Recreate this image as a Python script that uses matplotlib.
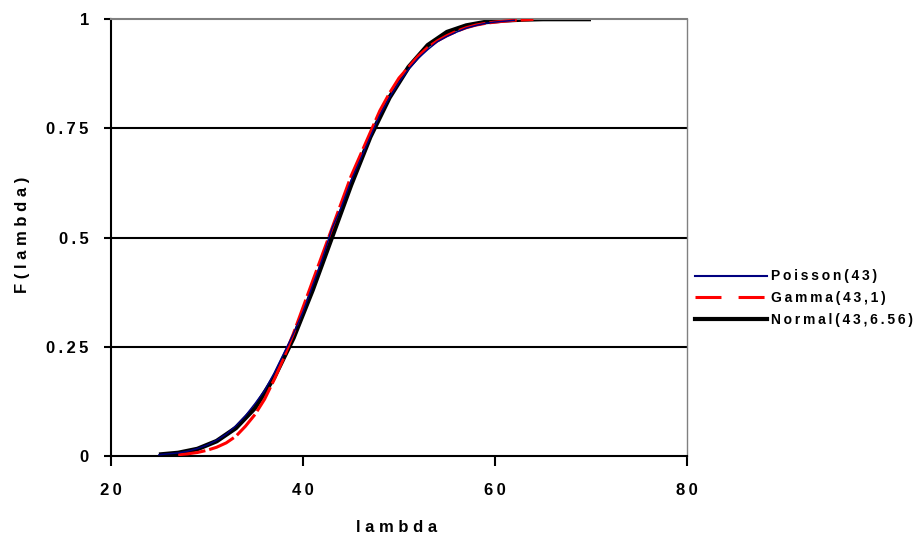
import matplotlib
matplotlib.use("Agg")
import matplotlib.pyplot as plt
from matplotlib.lines import Line2D

# ---- data ----
poisson_x = list(range(25, 63))
poisson_y = [0.003, 0.005, 0.007, 0.011, 0.017, 0.025, 0.036, 0.050, 0.069, 0.092,
             0.120, 0.150, 0.190, 0.235, 0.280, 0.330, 0.390, 0.450, 0.520, 0.570,
             0.630, 0.680, 0.730, 0.780, 0.820, 0.855, 0.885, 0.910, 0.930, 0.948,
             0.960, 0.970, 0.979, 0.985, 0.990, 0.993, 0.995, 0.997]

gamma_x = list(range(27, 65))
gamma_y = [0.003, 0.005, 0.008, 0.013, 0.020, 0.030, 0.045, 0.068, 0.095, 0.130,
           0.175, 0.225, 0.280, 0.340, 0.400, 0.460, 0.520, 0.580, 0.640, 0.690,
           0.740, 0.790, 0.830, 0.865, 0.890, 0.915, 0.935, 0.950, 0.962, 0.972,
           0.980, 0.986, 0.990, 0.993, 0.995, 0.997, 0.998, 0.999]

normal_x = [25, 27, 29, 31, 33, 35, 37, 39, 41, 43, 45, 47, 49, 51, 53, 55, 57, 59, 61, 63, 65, 70]
normal_y = [0.003, 0.007, 0.016, 0.034, 0.064, 0.110, 0.180, 0.270, 0.380, 0.500,
            0.620, 0.730, 0.820, 0.890, 0.940, 0.970, 0.985, 0.993, 0.997, 0.999, 1.0, 1.0]

series_names = ["Poisson(43)", "Gamma(43,1)", "Normal(43,6.56)"]
x_ticks = [20, 40, 60, 80]
y_ticks = [0, 0.25, 0.5, 0.75, 1]
y_tick_labels = ["0", "0.25", "0.5", "0.75", "1"]
x_title = "lambda"
y_title = "F(lambda)"

THIN = "\u2009"

def spaced(s, sep=THIN):
    return sep.join(s)

plt.rcParams['font.family'] = ['Liberation Sans', 'DejaVu Sans']
plt.rcParams['font.weight'] = 'bold'

W, H = 916, 538
fig = plt.figure(figsize=(W / 100, H / 100), dpi=100)
ax = fig.add_axes([111 / W, 1 - 456 / H, (687 - 111) / W, (456 - 19) / H])

for yv in [0.25, 0.5, 0.75]:
    ax.axhline(yv, color='black', lw=1.5, zorder=1)

ax.plot(normal_x, normal_y, color='black', lw=3.3, zorder=2, solid_capstyle='butt')
ax.plot(gamma_x, gamma_y, color='#ff0000', lw=2.2, dashes=(9.0, 1.3), zorder=3)
ax.plot(poisson_x, poisson_y, color='#000080', lw=1.1, zorder=4)

ax.set_xlim(20, 80)
ax.set_ylim(0, 1)
ax.set_xticks(x_ticks)
ax.set_xticklabels([spaced(str(v)) for v in x_ticks], fontsize=12, fontweight='bold')
ax.set_yticks(y_ticks)
ax.set_yticklabels([spaced(t) for t in y_tick_labels], fontsize=12, fontweight='bold')
ax.tick_params(axis='x', direction='out', length=7.5, width=1.5, color='black', pad=12)
ax.tick_params(axis='y', direction='out', length=5, width=1.5, color='black', pad=11)

for side in ['left', 'bottom']:
    ax.spines[side].set_color('black')
    ax.spines[side].set_linewidth(1.5)
ax.spines['top'].set_color('#808080')
ax.spines['top'].set_linewidth(1.5)
ax.spines['right'].set_color('#808080')
ax.spines['right'].set_linewidth(1.0)

fig.text(397 / W, 1 - 527 / H, spaced(x_title, " "), fontsize=12, fontweight='bold',
         ha='center', va='center')
fig.text(23 / W, 1 - 235 / H, spaced(y_title, " "), fontsize=12, fontweight='bold',
         ha='center', va='center', rotation=90)

handles = [Line2D([], [], color='#000080', lw=1.5),
           Line2D([], [], color='#ff0000', lw=2.2, dashes=(8.5, 5.6)),
           Line2D([], [], color='black', lw=3.0)]
fig.legend(handles, [spaced(n) for n in series_names],
           loc='center left', bbox_to_anchor=(695 / W, 1 - 298 / H),
           frameon=False, prop={'size': 10, 'weight': 'bold'},
           handlelength=5.2, handletextpad=0.3, labelspacing=0.55,
           borderpad=0, borderaxespad=0)

fig.savefig("out.png", dpi=100)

§ **Work to do**: Transcribe the full listing above exactly as it stands, minus the pictures.

§ **Task result**:
Recreate this image as a Python script that uses matplotlib.
import matplotlib
matplotlib.use("Agg")
import matplotlib.pyplot as plt
from matplotlib.lines import Line2D

# ---- data ----
poisson_x = list(range(25, 63))
poisson_y = [0.003, 0.005, 0.007, 0.011, 0.017, 0.025, 0.036, 0.050, 0.069, 0.092,
             0.120, 0.150, 0.190, 0.235, 0.280, 0.330, 0.390, 0.450, 0.520, 0.570,
             0.630, 0.680, 0.730, 0.780, 0.820, 0.855, 0.885, 0.910, 0.930, 0.948,
             0.960, 0.970, 0.979, 0.985, 0.990, 0.993, 0.995, 0.997]

gamma_x = list(range(27, 65))
gamma_y = [0.003, 0.005, 0.008, 0.013, 0.020, 0.030, 0.045, 0.068, 0.095, 0.130,
           0.175, 0.225, 0.280, 0.340, 0.400, 0.460, 0.520, 0.580, 0.640, 0.690,
           0.740, 0.790, 0.830, 0.865, 0.890, 0.915, 0.935, 0.950, 0.962, 0.972,
           0.980, 0.986, 0.990, 0.993, 0.995, 0.997, 0.998, 0.999]

normal_x = [25, 27, 29, 31, 33, 35, 37, 39, 41, 43, 45, 47, 49, 51, 53, 55, 57, 59, 61, 63, 65, 70]
normal_y = [0.003, 0.007, 0.016, 0.034, 0.064, 0.110, 0.180, 0.270, 0.380, 0.500,
            0.620, 0.730, 0.820, 0.890, 0.940, 0.970, 0.985, 0.993, 0.997, 0.999, 1.0, 1.0]

series_names = ["Poisson(43)", "Gamma(43,1)", "Normal(43,6.56)"]
x_ticks = [20, 40, 60, 80]
y_ticks = [0, 0.25, 0.5, 0.75, 1]
y_tick_labels = ["0", "0.25", "0.5", "0.75", "1"]
x_title = "lambda"
y_title = "F(lambda)"

THIN = "\u2009"

def spaced(s, sep=THIN):
    return sep.join(s)

plt.rcParams['font.family'] = ['Liberation Sans', 'DejaVu Sans']
plt.rcParams['font.weight'] = 'bold'

W, H = 916, 538
fig = plt.figure(figsize=(W / 100, H / 100), dpi=100)
ax = fig.add_axes([111 / W, 1 - 456 / H, (687 - 111) / W, (456 - 19) / H])

for yv in [0.25, 0.5, 0.75]:
    ax.axhline(yv, color='black', lw=1.5, zorder=1)

ax.plot(normal_x, normal_y, color='black', lw=3.3, zorder=2, solid_capstyle='butt')
ax.plot(gamma_x, gamma_y, color='#ff0000', lw=2.2, dashes=(9.0, 1.3), zorder=3)
ax.plot(poisson_x, poisson_y, color='#000080', lw=1.1, zorder=4)

ax.set_xlim(20, 80)
ax.set_ylim(0, 1)
ax.set_xticks(x_ticks)
ax.set_xticklabels([spaced(str(v)) for v in x_ticks], fontsize=12, fontweight='bold')
ax.set_yticks(y_ticks)
ax.set_yticklabels([spaced(t) for t in y_tick_labels], fontsize=12, fontweight='bold')
ax.tick_params(axis='x', direction='out', length=7.5, width=1.5, color='black', pad=12)
ax.tick_params(axis='y', direction='out', length=5, width=1.5, color='black', pad=11)

for side in ['left', 'bottom']:
    ax.spines[side].set_color('black')
    ax.spines[side].set_linewidth(1.5)
ax.spines['top'].set_color('#808080')
ax.spines['top'].set_linewidth(1.5)
ax.spines['right'].set_color('#808080')
ax.spines['right'].set_linewidth(1.0)

fig.text(397 / W, 1 - 527 / H, spaced(x_title, " "), fontsize=12, fontweight='bold',
         ha='center', va='center')
fig.text(23 / W, 1 - 235 / H, spaced(y_title, " "), fontsize=12, fontweight='bold',
         ha='center', va='center', rotation=90)

handles = [Line2D([], [], color='#000080', lw=1.5),
           Line2D([], [], color='#ff0000', lw=2.2, dashes=(8.5, 5.6)),
           Line2D([], [], color='black', lw=3.0)]
fig.legend(handles, [spaced(n) for n in series_names],
           loc='center left', bbox_to_anchor=(695 / W, 1 - 298 / H),
           frameon=False, prop={'size': 10, 'weight': 'bold'},
           handlelength=5.2, handletextpad=0.3, labelspacing=0.55,
           borderpad=0, borderaxespad=0)

fig.savefig("out.png", dpi=100)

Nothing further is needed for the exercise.